● Dataset section
------------------------------------------------------------------------

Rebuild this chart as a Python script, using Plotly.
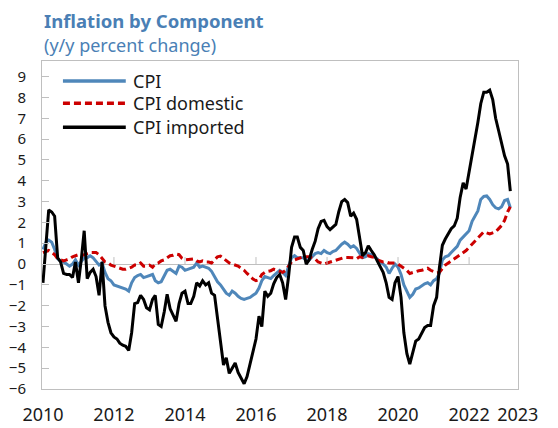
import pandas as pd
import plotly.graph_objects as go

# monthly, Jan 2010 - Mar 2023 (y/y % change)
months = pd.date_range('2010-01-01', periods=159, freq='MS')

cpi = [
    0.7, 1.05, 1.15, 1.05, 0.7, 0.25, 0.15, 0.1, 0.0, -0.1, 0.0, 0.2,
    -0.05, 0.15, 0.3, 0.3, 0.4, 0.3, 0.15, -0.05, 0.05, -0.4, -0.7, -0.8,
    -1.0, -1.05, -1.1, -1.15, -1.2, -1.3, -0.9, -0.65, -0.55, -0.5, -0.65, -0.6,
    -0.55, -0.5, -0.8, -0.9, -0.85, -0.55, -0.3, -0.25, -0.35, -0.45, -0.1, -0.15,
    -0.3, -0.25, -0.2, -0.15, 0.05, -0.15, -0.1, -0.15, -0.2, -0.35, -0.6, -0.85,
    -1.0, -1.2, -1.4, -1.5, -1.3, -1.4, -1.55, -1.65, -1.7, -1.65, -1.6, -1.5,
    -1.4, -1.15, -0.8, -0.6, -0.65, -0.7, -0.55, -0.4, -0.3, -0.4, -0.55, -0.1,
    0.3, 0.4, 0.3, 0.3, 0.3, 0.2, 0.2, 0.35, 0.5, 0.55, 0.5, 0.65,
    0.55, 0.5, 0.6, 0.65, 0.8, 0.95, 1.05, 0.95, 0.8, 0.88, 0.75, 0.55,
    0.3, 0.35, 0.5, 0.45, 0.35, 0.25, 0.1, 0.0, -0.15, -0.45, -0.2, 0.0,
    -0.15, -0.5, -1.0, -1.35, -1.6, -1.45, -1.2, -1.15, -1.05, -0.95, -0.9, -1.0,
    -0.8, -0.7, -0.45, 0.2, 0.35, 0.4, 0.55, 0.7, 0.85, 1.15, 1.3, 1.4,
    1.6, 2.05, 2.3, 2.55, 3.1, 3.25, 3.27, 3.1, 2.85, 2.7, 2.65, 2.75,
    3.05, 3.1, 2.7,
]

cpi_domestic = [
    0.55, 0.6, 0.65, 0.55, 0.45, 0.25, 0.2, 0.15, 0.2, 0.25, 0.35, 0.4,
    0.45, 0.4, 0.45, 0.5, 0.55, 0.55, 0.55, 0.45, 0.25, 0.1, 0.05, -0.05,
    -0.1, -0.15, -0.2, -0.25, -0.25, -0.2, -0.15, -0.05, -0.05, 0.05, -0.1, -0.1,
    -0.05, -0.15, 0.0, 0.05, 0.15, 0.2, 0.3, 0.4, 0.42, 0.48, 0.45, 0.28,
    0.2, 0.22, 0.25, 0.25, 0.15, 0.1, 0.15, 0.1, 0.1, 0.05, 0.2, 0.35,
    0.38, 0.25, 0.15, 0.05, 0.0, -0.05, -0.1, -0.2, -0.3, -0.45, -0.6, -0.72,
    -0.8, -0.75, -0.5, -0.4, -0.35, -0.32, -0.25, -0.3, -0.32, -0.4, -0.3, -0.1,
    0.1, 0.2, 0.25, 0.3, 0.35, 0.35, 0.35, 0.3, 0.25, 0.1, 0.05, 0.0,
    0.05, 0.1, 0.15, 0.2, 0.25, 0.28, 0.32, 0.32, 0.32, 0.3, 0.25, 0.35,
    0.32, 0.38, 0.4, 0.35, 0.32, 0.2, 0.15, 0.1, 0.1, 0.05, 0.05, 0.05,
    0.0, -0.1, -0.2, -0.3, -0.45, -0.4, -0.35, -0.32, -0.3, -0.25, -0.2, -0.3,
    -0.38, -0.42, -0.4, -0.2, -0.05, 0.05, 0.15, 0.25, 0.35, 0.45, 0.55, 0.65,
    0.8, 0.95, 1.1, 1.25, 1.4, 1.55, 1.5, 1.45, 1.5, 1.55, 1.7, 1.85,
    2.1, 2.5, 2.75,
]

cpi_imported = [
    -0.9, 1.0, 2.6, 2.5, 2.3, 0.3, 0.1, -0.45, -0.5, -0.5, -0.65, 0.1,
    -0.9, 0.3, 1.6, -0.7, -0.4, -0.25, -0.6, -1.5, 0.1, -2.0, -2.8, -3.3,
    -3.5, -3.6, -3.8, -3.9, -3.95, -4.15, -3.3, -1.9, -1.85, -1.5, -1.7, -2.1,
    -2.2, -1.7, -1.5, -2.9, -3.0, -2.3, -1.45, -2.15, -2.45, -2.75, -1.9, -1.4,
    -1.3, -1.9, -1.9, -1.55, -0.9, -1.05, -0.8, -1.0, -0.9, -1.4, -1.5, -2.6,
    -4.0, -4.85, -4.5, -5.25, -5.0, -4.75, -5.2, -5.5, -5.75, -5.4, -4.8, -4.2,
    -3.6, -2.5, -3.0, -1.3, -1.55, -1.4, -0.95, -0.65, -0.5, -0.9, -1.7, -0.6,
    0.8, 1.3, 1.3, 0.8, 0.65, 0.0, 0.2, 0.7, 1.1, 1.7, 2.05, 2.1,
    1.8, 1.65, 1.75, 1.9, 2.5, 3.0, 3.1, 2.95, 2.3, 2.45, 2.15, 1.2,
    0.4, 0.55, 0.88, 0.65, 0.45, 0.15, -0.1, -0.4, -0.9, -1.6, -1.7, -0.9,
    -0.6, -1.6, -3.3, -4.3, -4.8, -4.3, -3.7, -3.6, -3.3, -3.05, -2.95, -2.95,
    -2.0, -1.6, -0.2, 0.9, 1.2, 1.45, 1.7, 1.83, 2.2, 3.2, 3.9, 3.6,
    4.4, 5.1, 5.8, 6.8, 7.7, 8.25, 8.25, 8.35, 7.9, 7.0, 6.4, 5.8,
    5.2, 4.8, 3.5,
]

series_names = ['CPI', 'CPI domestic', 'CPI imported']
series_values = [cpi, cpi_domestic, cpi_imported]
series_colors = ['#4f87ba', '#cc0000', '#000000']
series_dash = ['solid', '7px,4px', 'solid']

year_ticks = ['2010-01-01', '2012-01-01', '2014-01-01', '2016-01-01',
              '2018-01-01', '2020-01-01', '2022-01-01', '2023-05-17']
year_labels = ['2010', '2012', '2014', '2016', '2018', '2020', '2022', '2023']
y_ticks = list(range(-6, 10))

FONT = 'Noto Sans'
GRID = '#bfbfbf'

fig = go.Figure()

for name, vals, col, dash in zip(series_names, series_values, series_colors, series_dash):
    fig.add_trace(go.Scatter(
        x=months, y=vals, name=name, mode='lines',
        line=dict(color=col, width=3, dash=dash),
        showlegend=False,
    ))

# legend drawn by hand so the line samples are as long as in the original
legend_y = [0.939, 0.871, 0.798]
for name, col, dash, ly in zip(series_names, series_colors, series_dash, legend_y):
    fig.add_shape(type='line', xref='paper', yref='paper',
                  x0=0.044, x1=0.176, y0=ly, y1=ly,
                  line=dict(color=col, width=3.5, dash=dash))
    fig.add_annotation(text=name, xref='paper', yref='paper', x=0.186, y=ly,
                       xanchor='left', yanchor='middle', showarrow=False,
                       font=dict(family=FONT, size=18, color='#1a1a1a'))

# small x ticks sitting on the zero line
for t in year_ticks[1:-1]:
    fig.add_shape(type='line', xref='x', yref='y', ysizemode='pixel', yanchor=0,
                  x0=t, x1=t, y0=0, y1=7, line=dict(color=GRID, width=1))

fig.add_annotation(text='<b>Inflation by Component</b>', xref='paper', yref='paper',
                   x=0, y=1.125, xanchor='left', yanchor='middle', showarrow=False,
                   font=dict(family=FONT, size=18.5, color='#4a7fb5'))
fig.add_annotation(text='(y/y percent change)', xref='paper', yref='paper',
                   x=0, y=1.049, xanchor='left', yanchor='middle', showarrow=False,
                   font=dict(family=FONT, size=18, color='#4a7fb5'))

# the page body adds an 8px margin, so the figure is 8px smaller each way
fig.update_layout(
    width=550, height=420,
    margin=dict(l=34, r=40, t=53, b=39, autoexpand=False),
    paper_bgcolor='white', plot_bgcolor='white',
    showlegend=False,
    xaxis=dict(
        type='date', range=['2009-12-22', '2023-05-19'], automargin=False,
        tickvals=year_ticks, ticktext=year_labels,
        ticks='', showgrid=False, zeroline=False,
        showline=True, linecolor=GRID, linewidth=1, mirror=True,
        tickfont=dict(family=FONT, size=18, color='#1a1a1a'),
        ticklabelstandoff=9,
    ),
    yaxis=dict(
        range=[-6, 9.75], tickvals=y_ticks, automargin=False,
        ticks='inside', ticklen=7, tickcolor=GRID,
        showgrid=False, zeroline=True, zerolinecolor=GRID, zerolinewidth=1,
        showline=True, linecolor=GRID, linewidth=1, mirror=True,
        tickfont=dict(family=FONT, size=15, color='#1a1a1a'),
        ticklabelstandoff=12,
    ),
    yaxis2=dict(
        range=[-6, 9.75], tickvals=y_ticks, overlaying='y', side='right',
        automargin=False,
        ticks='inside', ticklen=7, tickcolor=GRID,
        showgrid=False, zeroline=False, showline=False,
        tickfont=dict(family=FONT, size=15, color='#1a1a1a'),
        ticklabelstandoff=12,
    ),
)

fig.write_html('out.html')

------------------------------------------------------------------------

● Written request
Copy nothing but the lines from the first one in the listing through the line with "months = pd.date_range('2010-01-01', periods=159, freq='MS')", and omit the pictures.

● Task result
Rebuild this chart as a Python script, using Plotly.
import pandas as pd
import plotly.graph_objects as go

# monthly, Jan 2010 - Mar 2023 (y/y % change)
months = pd.date_range('2010-01-01', periods=159, freq='MS')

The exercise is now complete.